Most of the new functionality will be embedded in the Cube framework, which defines a data model and a set of operations to represent and manipulate profiling data. Cube describes a performance experiment as a mapping of call paths and processes onto a set of metrics. The name Cube is derived from the three-dimensional array used to store a single data set. Among the users of Scalasca, Cube is mainly known as the browser employed to visualize and inactively explore individual data sets. The operations are closed in the sense that each operator yields a virtual experiment, which can be further manipulated or displayed using the same set tools available for original experiments. This is why we refer to them in the literature as performance algebra. An example is the difference operator, which “subtracts” one experiment from another to highlight performance improvements or degradations.

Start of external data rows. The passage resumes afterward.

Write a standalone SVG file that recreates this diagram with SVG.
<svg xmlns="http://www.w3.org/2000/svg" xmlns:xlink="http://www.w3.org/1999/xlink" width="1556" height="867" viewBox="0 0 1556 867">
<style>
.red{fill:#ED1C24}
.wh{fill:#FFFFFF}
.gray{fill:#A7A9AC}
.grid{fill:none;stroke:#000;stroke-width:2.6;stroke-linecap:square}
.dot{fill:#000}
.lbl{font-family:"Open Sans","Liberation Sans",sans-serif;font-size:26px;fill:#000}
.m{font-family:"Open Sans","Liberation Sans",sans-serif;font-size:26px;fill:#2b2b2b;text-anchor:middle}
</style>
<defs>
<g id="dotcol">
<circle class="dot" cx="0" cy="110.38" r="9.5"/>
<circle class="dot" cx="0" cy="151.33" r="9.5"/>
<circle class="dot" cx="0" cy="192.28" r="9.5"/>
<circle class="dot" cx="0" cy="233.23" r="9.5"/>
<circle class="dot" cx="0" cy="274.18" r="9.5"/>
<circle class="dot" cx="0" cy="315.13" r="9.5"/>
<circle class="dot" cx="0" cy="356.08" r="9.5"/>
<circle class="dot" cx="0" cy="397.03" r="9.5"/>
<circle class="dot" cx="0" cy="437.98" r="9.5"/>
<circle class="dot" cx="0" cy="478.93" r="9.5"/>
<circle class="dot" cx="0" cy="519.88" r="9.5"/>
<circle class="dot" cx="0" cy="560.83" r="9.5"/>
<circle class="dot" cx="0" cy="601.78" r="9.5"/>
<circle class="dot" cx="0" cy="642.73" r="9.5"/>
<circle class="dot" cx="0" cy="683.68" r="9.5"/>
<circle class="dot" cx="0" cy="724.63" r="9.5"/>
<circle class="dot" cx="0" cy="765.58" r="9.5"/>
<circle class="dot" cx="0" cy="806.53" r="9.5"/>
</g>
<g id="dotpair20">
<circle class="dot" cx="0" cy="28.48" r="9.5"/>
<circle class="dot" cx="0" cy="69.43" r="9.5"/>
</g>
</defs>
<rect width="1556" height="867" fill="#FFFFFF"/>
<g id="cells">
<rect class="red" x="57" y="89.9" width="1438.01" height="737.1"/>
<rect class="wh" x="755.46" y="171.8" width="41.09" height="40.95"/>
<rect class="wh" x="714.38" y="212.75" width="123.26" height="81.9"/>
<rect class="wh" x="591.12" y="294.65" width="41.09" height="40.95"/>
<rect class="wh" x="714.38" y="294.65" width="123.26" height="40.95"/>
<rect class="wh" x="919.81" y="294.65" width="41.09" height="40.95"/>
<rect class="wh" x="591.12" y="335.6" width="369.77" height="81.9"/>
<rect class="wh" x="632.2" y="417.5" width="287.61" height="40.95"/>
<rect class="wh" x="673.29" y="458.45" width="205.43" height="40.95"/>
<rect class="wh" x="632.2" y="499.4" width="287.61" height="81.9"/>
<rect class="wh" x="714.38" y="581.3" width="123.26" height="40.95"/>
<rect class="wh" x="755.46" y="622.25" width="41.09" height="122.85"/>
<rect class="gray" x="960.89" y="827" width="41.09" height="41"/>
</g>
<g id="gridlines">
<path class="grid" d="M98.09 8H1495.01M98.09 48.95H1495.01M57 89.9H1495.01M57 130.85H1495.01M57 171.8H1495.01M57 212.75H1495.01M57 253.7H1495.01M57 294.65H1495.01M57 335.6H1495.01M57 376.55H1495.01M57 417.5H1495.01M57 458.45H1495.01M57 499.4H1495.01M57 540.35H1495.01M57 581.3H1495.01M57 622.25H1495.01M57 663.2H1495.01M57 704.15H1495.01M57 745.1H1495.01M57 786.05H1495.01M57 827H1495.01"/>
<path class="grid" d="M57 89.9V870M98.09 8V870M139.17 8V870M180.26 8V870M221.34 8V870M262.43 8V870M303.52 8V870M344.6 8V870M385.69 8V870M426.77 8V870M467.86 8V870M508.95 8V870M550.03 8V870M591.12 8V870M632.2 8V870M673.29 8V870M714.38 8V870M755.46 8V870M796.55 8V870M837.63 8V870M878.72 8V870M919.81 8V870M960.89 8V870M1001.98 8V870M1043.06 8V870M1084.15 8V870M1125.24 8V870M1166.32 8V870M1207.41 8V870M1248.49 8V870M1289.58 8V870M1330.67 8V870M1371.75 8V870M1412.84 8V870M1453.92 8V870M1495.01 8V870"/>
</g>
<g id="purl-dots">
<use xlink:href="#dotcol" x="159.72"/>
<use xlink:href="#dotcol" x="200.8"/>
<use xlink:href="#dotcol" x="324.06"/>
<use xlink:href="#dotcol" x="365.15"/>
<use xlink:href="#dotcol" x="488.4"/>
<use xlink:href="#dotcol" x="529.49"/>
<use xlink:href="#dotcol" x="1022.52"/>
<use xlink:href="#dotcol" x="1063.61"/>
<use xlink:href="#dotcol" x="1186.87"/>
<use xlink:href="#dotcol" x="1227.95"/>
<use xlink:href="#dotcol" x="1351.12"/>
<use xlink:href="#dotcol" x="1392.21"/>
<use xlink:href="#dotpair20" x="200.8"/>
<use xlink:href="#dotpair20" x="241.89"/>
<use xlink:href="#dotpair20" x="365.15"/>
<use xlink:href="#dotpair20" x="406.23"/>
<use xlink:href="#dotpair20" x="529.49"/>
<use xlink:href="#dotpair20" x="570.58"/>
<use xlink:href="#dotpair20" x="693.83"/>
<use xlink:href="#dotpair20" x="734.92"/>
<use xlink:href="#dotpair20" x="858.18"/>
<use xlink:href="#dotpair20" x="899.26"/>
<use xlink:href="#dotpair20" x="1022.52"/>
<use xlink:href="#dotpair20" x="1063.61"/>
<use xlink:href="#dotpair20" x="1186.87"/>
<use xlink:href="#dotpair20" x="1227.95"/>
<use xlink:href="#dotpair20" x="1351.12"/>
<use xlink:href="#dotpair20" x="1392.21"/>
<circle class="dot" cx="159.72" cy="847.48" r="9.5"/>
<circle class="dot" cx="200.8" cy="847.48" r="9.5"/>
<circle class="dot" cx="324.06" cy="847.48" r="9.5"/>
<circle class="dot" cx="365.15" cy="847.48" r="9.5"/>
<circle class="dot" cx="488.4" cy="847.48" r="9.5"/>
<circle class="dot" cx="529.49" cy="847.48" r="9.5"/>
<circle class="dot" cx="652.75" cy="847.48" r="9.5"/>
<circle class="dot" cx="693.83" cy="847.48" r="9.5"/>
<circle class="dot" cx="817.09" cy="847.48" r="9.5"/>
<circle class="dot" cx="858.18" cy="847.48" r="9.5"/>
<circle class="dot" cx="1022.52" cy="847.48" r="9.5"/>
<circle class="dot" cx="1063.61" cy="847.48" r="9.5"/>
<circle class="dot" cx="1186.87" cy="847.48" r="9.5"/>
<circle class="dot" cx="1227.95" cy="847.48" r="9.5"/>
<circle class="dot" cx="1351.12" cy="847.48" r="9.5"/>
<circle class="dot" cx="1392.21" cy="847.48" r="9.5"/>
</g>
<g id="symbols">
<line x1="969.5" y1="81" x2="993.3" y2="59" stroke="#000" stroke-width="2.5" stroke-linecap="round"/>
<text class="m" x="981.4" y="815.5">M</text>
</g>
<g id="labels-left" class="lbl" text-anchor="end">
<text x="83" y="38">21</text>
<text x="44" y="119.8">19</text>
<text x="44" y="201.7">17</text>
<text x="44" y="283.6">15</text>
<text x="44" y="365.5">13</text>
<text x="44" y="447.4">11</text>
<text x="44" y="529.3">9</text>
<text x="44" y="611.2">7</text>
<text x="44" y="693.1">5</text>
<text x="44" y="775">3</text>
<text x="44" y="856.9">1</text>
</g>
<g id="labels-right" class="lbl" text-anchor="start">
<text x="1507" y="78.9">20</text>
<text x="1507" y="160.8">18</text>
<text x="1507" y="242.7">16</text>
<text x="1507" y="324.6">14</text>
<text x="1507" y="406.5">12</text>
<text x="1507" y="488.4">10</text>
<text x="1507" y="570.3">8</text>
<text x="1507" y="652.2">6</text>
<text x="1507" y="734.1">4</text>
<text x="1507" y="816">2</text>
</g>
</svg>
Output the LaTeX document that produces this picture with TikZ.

In this project, we plan to define a new algebra data type to represent performance models. Essentially, a model is like an experiment, except that individual metric values are replaced by functions. We plan to support both semi-empirical models as well as application-requirements models. Additional operations will allow models to be derived from experiments and predictions derived from models, covering but not limited to the following functionality:

• Guessing model base functions by trying typical candidates and exploiting knowledge of communication patterns

• Model parameter identification via curve fitting

• Model reduction through elimination of low-impact components

• Model validation and quality assessment

• Prediction of performance

• Identification of scalability bottlenecks

• Identification of performance bugs

In addition to expressing common modeling activities as operators that map experiments onto models and vice versa, we also plan to codify the modeling process in the form of a modeling wizard that will guide the user through the different steps, offering appropriate choices where helpful.

The major advantage of our modeling algebra over existing modeling or prediction tools be twofold: Combining a limited set of data types with a range of relatively closed operations offers an unprecedented degree of flexibility in customizing performance models for a particular purpose. Second, our framework will be based on profiling data instead of trace data to extrapolate performance. Disadvantages in terms of accuracy will be outweighed by the ease at which profiles can be obtained – especially when the application runs for a longer period of time – and by the lack of too many restricting assumptions. Nevertheless, since Scalasca provides the results of trace analyses such as wait-state detection in the form of profiles, our extrapolations can still take advantage of performance detail captured in traces if available.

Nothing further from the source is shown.